Opening the night was local songwriter Jess Matsen, who chilled his way through his mellow acoustic set while some in the crowd chattered directly in front of him. In between songs, Matsen spoke to the crowd, stating that he hadn’t anticipated such a large turnout. Despite the noise, there were some attendees that clearly appreciated his performance, and shouted up front to ask for his name. Matsen released The Killing of Our Kind Of in November of last year, and has also performed with local groups Dream Sick & J.R.M.
The Paper Kites directly followed Matsen with a sound that one fan was overheard describing as “ethereal”, and they brought passersby into the venue with their notable sound. The band’s harmonies are entrancing, particularly their signature duets between lead vocalist Sam Bentley and keyboardist/guitarist Christina Lacy.
In between songs, Bentley took the opportunity to chat with the crowd, commenting that the intimate venue was like playing a house show… except not, because it’s much fancier. He also joked about wishing he could take one of the cacti home, that he saw during the drive to Tucson from California. After he broke out his harmonica, he mused that everyone always gets excited about the instrument.
The venue afforded him the opportunity to interact with the crowd in a way not possible on the other dates of the tour in which they performed grand theaters such as The Wiltern in Los Angeles and Fox Theater in Oakland, CA.
With the lighting that Club Congress offers, it was pleasant to be able to observe every band member clearly. The least visible being bassist/synthist Sam Rasmussen, who was tucked in the back right corner behind the other musicians and instruments.
With impressive mastery of their musicianship and sound, there was nary a difference in sound between hearing The Paper Kites live and listening to one of their albums.
The Paper Kites “Too Late” live in Tucson
The Paper Kites “Too Late” live in Tucson https://t.co/V5yvaw9j4b
— Burning Hot Events (@BHEArizona) April 4, 2017
Amidst their set, following the song “Too Late”, came the most intimate segment of all. Bentley asked that the lights be turned off, and the room was then lit only by the faint glow of the exit signs. The next two songs were a unique and meditative period of visual deprivation. The first song in the darkness was “A Silent Cause”, which was fitting considering how silent the crowd felt obligated to become with the lights out.
The second song in the darkness was “Bloom”, which instead had the audience united in a beautiful chorus. Usually while the unison sing-a-longs at concerts are touching, tone-deaf vocals shout-sang by fans are commonplace. (It doesn’t matter, because it’s about the experience and showing love to the artists.) But The Paper Kites’ fans in Tucson have surprisingly good singing voices, as they fell into a delightful harmony.

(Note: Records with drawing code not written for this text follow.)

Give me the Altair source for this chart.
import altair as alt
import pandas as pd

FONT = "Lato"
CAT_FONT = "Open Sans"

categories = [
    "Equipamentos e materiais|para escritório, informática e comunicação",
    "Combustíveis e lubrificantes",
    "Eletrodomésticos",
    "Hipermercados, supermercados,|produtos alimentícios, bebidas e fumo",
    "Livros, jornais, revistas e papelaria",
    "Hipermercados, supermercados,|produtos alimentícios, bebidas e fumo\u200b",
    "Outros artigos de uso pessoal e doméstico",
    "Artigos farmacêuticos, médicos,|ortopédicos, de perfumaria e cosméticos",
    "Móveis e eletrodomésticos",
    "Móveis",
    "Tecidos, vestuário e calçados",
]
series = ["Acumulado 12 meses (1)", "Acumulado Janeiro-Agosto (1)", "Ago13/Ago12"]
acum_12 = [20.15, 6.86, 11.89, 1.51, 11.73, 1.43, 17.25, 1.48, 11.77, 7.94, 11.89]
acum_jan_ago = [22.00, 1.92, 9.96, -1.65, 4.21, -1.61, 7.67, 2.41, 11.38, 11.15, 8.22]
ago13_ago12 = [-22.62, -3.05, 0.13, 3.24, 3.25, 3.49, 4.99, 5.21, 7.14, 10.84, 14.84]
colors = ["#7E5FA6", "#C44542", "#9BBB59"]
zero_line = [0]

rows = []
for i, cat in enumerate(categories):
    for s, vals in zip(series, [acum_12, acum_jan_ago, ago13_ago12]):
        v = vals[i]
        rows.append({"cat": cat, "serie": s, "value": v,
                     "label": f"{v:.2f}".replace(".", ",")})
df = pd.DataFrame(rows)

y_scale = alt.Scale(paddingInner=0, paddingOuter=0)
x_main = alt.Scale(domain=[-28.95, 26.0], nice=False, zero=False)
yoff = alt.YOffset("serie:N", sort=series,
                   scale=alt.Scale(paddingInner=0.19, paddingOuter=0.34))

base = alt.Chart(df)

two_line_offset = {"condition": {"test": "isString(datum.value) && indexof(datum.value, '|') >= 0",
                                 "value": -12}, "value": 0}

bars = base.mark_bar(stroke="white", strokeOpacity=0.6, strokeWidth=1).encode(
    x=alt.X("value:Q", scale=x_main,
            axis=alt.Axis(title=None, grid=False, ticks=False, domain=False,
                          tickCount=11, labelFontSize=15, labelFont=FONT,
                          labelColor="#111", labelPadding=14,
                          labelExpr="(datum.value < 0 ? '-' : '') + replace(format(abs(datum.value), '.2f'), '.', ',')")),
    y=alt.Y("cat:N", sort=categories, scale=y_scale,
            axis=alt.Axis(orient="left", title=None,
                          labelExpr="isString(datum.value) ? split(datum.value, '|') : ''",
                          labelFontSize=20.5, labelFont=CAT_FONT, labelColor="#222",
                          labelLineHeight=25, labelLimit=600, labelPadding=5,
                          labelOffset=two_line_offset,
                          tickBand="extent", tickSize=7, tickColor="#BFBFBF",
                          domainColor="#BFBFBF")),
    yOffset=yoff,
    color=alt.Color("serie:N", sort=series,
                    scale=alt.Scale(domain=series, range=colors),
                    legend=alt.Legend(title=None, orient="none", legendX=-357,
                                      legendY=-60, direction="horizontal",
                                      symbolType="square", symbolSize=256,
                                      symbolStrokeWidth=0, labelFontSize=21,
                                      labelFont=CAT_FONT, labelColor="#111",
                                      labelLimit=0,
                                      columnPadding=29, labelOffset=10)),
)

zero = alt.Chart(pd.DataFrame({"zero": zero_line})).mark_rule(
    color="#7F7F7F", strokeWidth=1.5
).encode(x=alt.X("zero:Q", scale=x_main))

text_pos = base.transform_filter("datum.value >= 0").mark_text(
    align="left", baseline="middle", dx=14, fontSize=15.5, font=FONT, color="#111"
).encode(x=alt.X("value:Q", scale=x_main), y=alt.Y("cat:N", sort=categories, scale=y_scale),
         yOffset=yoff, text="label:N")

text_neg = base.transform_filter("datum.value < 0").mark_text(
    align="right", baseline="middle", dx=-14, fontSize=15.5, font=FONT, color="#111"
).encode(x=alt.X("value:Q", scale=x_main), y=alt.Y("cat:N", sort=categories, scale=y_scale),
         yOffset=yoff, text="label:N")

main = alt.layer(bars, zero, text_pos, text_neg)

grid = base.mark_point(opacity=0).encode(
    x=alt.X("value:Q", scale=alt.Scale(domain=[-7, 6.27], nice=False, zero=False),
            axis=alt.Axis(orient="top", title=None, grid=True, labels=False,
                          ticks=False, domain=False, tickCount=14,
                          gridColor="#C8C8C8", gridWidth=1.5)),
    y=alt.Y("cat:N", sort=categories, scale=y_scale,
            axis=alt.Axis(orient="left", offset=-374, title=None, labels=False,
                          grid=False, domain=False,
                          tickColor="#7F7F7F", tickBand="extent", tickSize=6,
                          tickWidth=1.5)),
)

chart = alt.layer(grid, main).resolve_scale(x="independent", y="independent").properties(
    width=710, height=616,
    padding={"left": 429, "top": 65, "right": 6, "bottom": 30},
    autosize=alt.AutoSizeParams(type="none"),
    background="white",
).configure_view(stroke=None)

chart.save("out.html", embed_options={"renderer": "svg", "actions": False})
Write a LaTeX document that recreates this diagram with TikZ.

Before the encore, the band played “Electric Indigo”, followed by “Featherstone” to close the show. Afterward, the band was so kind as to meet fans, autograph merch, and take group photos outside. It was not just a small concert, but truly an experience to be in attendance at The Paper Kites’ gig in Tucson, with such a personal connection both during and after their performance. No doubt fans were grateful for the rare opportunity before the band heads back to Australia.